A MONTH before Yitzhak Rabin was assassinated, an extremist rabbi and a few loyal followers gathered outside the prime minister's house and placed a mystical curse upon him.
The Pulsa Denura - Aramaic for "lashes of fire" - was invoked because of Mr Rabin's "heretical" anti Jewish policies, and specifically his agreements to cede land for peace with the Palestinians. It called on "the angels of destruction" to "take a sword to this wicked man". On November 4th, last year, just within the 30 day period stipulated by the curse, Yigal Amir shot the prime minister dead.
Now the threat to invoke the Pulsa Denura is being levelled at a new target - Judge Aharon Barak (60), president of the Supreme Court, the ultimate bastion of democracy in a country increasingly torn between secular and religious values. Responding to news that the judge has been given round the clock protection, a caller to Jerusalem police on Saturday night warned: "As soon as the guard around Barak is removed, he will be eliminated."
The threats follow a concerted campaign against Justice Barak in the ultra Orthodox press, read in ghettoised neighbourhoods such as Jerusalem's Meah She'arim or Tel Aviv's Bnei Barak, where the population consists almost entirely of black garbed zealots, bound to the most literal interpretation of Jewish religious law.
The Supreme Court recently decided not to order the Sabbath closure to cars of Bar Ilan Street - a Jerusalem thoroughfare bordered on both sides by ultra-Orthodox homes. It has refused to authorise religious based Knesset legislation on such issues as banning the import of non kosher meat. And it has gradually sought to whittle away the Orthodox rabbinate's monopoly on all matters relating to Jewish birth, marriage, divorce and death.

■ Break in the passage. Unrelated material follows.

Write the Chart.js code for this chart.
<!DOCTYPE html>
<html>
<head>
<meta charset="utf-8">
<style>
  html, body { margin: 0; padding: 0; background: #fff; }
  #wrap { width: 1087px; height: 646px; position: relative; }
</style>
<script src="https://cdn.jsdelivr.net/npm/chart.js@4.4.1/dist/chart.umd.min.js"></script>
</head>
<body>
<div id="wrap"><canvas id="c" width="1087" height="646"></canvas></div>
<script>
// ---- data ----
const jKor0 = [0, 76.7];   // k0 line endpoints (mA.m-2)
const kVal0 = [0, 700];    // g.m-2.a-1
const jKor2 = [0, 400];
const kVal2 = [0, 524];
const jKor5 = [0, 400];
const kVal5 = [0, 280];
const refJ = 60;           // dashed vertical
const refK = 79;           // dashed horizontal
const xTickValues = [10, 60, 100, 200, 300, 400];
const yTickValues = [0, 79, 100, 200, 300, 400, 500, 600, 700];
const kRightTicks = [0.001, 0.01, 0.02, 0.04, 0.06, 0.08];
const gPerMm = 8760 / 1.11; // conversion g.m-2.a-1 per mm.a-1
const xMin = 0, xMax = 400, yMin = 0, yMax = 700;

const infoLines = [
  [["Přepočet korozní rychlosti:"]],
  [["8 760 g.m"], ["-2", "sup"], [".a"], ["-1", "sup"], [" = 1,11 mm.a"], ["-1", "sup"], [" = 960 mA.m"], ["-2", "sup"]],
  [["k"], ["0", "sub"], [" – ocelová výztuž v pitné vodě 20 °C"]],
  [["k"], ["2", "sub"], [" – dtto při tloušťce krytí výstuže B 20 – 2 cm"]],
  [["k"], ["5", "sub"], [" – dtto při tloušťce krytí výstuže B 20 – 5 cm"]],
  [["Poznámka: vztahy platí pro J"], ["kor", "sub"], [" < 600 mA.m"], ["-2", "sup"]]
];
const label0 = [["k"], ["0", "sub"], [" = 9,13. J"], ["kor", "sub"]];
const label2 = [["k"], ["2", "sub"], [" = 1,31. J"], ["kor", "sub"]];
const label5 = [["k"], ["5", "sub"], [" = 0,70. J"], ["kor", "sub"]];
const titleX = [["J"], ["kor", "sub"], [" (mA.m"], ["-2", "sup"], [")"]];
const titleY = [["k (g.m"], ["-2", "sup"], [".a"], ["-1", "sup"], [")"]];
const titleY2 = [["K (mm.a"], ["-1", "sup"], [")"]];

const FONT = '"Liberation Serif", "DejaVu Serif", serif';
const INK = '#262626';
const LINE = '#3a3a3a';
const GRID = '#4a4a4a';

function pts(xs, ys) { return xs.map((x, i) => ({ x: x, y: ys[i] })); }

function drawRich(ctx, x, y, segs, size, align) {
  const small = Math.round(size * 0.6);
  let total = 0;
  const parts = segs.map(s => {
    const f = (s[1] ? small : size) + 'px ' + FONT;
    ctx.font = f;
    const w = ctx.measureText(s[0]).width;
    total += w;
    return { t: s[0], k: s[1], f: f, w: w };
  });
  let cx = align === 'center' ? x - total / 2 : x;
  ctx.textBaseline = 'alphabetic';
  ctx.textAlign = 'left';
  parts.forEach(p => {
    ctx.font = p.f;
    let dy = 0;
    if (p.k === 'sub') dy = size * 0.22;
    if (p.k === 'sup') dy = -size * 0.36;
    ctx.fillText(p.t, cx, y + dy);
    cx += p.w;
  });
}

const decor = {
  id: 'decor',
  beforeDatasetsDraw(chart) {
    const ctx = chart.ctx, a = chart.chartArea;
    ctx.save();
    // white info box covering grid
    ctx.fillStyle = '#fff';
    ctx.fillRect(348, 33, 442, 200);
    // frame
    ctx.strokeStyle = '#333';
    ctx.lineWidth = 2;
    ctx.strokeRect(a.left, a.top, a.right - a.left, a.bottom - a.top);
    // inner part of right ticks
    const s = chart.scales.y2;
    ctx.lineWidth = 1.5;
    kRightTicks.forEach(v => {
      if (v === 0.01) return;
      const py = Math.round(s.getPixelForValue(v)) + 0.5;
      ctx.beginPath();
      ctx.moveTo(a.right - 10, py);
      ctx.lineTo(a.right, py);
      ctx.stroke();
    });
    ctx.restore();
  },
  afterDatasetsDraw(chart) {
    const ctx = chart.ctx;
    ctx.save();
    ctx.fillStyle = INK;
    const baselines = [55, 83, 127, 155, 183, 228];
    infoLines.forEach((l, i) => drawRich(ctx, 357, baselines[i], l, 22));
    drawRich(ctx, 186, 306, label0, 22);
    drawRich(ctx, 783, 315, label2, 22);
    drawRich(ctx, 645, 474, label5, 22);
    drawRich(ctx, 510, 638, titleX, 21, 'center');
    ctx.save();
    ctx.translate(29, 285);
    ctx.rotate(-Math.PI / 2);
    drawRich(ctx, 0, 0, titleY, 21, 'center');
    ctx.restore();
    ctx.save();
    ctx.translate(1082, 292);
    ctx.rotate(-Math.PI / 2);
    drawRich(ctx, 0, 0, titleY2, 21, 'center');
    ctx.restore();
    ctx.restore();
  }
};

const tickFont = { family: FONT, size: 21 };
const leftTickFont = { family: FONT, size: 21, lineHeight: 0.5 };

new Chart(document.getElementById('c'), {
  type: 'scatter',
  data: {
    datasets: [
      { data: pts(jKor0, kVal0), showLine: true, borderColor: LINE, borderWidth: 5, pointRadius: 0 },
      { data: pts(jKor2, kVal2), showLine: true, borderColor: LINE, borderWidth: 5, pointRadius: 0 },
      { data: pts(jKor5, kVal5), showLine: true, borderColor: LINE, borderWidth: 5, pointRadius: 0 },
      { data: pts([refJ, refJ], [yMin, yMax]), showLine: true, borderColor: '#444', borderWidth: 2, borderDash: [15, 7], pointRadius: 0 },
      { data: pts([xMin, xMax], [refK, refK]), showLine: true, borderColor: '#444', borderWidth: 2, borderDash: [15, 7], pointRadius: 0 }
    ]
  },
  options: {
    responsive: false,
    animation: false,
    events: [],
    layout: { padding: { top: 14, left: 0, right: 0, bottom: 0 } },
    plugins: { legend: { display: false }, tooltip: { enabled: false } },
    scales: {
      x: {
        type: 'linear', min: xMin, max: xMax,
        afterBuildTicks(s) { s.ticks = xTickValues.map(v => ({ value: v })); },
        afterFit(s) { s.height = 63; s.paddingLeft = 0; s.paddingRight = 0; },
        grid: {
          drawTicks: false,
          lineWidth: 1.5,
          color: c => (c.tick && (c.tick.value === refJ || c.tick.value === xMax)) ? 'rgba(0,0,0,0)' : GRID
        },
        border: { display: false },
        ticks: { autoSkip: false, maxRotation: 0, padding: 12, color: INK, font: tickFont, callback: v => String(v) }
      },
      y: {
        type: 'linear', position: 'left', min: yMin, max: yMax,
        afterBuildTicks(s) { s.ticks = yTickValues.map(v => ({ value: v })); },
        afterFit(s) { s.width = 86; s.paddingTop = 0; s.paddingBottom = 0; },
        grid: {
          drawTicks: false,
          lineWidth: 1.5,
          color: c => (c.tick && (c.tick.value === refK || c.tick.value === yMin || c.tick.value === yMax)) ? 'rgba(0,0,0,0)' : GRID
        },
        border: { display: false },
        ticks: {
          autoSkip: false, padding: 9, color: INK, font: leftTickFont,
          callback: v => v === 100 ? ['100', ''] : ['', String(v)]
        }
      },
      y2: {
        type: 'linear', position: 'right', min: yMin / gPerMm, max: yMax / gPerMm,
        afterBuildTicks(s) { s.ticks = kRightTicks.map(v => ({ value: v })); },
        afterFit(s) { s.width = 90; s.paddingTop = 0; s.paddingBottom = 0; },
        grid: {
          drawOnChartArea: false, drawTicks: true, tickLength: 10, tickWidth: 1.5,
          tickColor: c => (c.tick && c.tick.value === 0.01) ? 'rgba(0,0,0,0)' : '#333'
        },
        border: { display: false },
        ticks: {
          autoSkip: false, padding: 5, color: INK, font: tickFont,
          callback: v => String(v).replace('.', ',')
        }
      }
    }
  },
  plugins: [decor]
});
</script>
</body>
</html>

Even though Justice Barak only became Supreme Court president a year ago, he is being portrayed in the ultra Orthodox press as the very embodiment of secular Israel - and thus the enemy of devoutly religious Jews. A recent editorial in the Hashavua newspaper, headlined "The Target Barak", described him as "the driving force behind a sophisticated campaign against Jewish life in Israel".
The extremists stepped up their attacks this weekend two other Supreme Court justices received death threats, as did Israel's two state employed chief rabbis - for having defended the Supreme Court and the rule of law.

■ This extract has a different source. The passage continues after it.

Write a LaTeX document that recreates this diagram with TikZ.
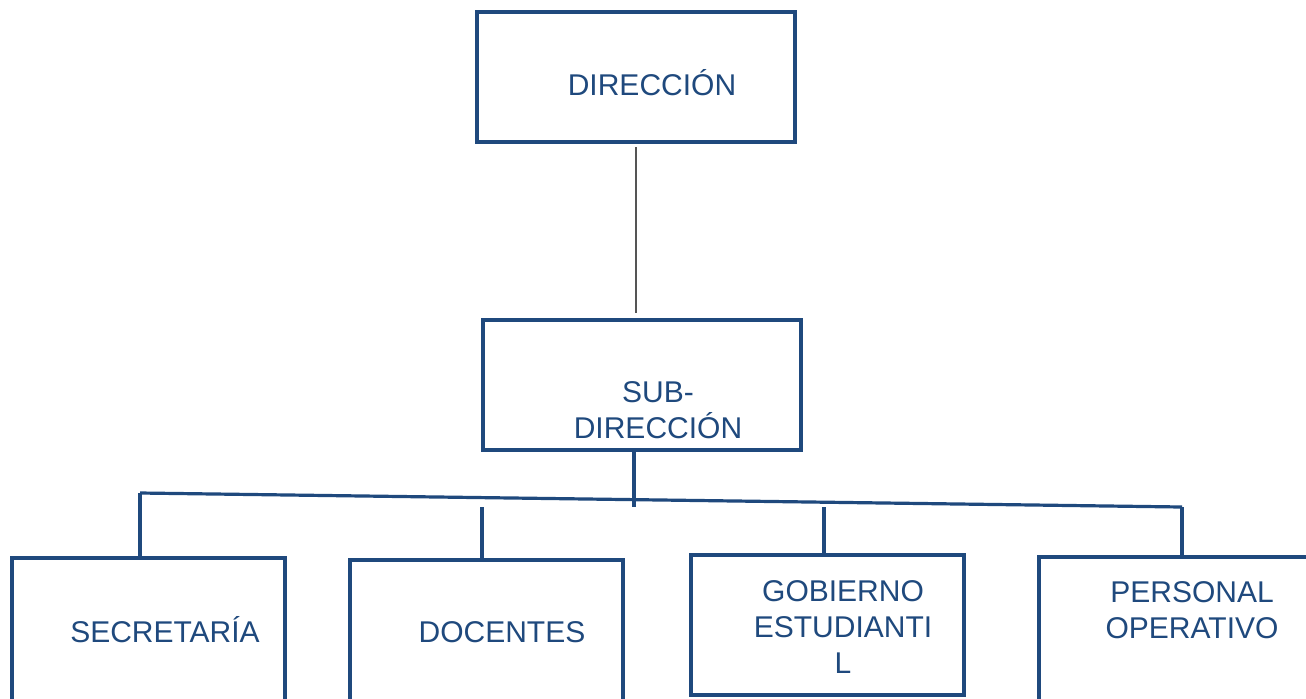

Mr Avraham Ravitz, an ultra Orthodox deputy who blamed leftists for deliberately exaggerating the affair, claimed that as most ultra Orthodox men did not serve in the army, the community had little access to guns and the notion of an ultra Orthodox assassin was thus extremely remote.
But then again, 10 months ago, nobody conceived that an Orthodox Jew would murder the prime minister.